COVID-19 cases in Ford's Dearborn, Chicago plants cause temporary shutdowns

Jordyn Grzelewski
The Detroit News

Ford Motor Co. confirmed Wednesday that it was forced to temporarily shut down production at two of its plants — one in Dearborn and the other in Chicago — because of workers testing positive for COVID-19.

A Ford F-150 truck rolls off the line at Dearborn Truck Plant.

The Dearborn Truck Plant, where Ford assembles the F-150 and Raptor pickups, halted production Wednesday after an employee there tested positive for the virus, Kelli Felker, Ford's global manufacturing and labor communications manager, said in a statement. Production is expected to resume Wednesday night.

"When a Dearborn Truck Plant employee who returned to work this week tested positive for COVID-19, we immediately began to notify people known to have been in close contact with the infected individual and asked them to self-quarantine for 14 days," Felker said. "We are deep cleaning and disinfecting the work area, equipment, team area and the path that the team member took."

In Chicago, two employees who returned to work this week tested positive for the virus. The same protocols were applied in those cases, and Chicago Assembly now is running again. Due to the known incubation time of the virus, Ford said "we know (these employees) did not contract COVID-19 while at work."

The cases illustrate the potential perils of restarting production amid the COVID-19 pandemic that has claimed more than 5,000 lives in Michigan. Autoworkers employed by Detroit's automakers returned to work Monday following an eight-week shutdown due to the coronavirus pandemic.

At facilities operated by all three companies, employees must follow stringent health and safety protocols that are designed to help prevent the spread of COVID-19 in plants. Those protocols include wearing personal protective equipment, having their temperatures checked before entering, and daily health self-certifications. 

While COVID-19 testing is not available to the entire workforce of any of the automakers, all are making testing available to employees who are experiencing symptoms of the virus or who believe they have been exposed to it. Ford, for example, has contracts with health systems in major metro areas where it operates. In southeast Michigan, the Blue Oval is partnering with Beaumont Health on testing. 

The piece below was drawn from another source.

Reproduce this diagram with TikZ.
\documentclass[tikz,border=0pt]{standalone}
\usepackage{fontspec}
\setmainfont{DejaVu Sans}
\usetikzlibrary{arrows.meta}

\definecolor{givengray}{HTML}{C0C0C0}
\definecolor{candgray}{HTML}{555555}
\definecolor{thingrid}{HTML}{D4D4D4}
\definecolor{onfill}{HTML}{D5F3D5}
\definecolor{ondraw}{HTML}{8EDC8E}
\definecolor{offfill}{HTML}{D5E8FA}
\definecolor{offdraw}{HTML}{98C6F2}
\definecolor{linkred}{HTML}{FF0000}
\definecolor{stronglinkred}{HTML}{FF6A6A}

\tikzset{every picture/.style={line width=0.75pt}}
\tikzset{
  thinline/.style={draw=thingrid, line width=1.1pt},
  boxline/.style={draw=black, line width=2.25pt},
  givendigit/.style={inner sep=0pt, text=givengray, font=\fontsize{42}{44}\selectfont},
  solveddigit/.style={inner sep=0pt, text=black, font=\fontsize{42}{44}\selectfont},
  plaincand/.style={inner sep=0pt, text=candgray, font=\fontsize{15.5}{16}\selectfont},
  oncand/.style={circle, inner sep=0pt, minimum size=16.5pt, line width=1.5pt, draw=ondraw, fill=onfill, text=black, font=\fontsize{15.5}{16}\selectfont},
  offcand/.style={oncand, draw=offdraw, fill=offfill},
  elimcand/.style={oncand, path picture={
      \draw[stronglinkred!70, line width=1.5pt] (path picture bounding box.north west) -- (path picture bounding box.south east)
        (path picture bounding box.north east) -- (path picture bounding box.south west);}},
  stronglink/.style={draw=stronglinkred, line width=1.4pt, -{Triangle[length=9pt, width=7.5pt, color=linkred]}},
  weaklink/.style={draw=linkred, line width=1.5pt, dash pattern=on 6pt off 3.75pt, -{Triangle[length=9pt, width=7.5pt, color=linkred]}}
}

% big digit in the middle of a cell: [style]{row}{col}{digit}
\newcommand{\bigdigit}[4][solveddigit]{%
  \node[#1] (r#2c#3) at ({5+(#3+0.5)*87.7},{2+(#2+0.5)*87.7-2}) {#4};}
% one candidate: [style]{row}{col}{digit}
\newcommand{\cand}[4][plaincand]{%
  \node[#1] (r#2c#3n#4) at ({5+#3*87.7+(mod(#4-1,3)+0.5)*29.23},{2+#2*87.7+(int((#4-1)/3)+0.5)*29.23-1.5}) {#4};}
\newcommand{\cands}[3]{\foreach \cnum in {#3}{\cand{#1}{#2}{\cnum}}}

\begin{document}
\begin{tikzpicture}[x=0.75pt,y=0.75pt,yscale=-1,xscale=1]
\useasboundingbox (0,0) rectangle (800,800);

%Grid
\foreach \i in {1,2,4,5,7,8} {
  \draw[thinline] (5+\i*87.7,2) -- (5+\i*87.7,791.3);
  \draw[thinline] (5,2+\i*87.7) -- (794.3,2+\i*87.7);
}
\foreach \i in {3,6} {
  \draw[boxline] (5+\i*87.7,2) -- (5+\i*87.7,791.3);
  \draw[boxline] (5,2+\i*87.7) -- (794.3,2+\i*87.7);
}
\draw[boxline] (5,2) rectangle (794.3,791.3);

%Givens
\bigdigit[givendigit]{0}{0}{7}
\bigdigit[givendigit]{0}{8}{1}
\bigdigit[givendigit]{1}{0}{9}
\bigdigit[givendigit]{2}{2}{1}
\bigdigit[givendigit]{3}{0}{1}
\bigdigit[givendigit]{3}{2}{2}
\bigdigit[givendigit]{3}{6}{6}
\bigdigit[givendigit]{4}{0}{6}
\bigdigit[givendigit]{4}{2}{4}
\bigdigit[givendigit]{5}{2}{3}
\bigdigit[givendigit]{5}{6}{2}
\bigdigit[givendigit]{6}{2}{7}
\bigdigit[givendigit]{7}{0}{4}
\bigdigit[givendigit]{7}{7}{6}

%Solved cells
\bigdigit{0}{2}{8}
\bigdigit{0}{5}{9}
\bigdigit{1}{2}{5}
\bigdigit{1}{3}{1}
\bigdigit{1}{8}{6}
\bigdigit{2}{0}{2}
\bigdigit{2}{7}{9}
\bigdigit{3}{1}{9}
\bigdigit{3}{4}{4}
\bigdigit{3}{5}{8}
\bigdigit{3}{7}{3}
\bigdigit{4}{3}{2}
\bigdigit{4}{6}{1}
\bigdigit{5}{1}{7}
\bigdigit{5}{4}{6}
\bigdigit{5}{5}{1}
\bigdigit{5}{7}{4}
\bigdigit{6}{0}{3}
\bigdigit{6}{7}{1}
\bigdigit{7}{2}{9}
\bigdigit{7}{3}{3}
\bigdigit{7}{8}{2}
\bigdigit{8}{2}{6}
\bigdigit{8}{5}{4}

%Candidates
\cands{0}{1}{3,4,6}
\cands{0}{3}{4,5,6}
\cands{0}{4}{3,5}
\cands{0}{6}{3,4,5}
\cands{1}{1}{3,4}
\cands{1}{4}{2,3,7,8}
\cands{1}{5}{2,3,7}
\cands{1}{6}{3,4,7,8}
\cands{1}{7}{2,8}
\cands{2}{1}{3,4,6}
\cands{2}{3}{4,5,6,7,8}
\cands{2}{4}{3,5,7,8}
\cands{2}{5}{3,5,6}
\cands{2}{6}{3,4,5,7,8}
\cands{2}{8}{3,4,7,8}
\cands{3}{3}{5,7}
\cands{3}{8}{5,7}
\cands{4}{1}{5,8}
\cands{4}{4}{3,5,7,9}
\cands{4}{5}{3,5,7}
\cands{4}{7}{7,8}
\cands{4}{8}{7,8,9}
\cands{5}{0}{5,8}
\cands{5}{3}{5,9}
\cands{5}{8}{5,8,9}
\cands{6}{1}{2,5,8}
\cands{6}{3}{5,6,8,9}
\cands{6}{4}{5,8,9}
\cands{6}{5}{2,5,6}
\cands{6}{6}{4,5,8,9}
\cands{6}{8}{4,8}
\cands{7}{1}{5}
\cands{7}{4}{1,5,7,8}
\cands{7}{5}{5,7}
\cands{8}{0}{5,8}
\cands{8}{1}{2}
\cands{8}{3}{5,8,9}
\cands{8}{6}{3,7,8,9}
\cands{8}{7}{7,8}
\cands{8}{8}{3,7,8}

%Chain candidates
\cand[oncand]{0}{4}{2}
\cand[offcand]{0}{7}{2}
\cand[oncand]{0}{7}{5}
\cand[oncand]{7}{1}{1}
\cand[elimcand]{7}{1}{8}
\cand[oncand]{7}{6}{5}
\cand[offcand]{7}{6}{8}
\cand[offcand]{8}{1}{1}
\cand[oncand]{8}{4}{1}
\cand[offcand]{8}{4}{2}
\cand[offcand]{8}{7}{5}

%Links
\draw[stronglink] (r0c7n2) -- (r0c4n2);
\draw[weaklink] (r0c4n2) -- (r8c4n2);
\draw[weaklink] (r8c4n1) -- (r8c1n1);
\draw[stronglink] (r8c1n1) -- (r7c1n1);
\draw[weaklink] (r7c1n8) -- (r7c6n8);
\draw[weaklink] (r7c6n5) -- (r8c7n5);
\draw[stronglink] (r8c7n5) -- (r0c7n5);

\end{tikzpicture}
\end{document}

General Motors Co. and Fiat Chrysler Automobiles NV said Wednesday they have not been forced to stop production at their plants. Starting and stopping production is costly and something automakers would prefer to avoid — except for potential health and safety concerns.

Monday's resumption of production was the first time that the entire global automotive supply chain and major automakers all came back online at once, posing a major test to the industry. After a two-month shutdown in which the automakers bled billions of dollars, the goal has been to make the restart process as smooth as possible.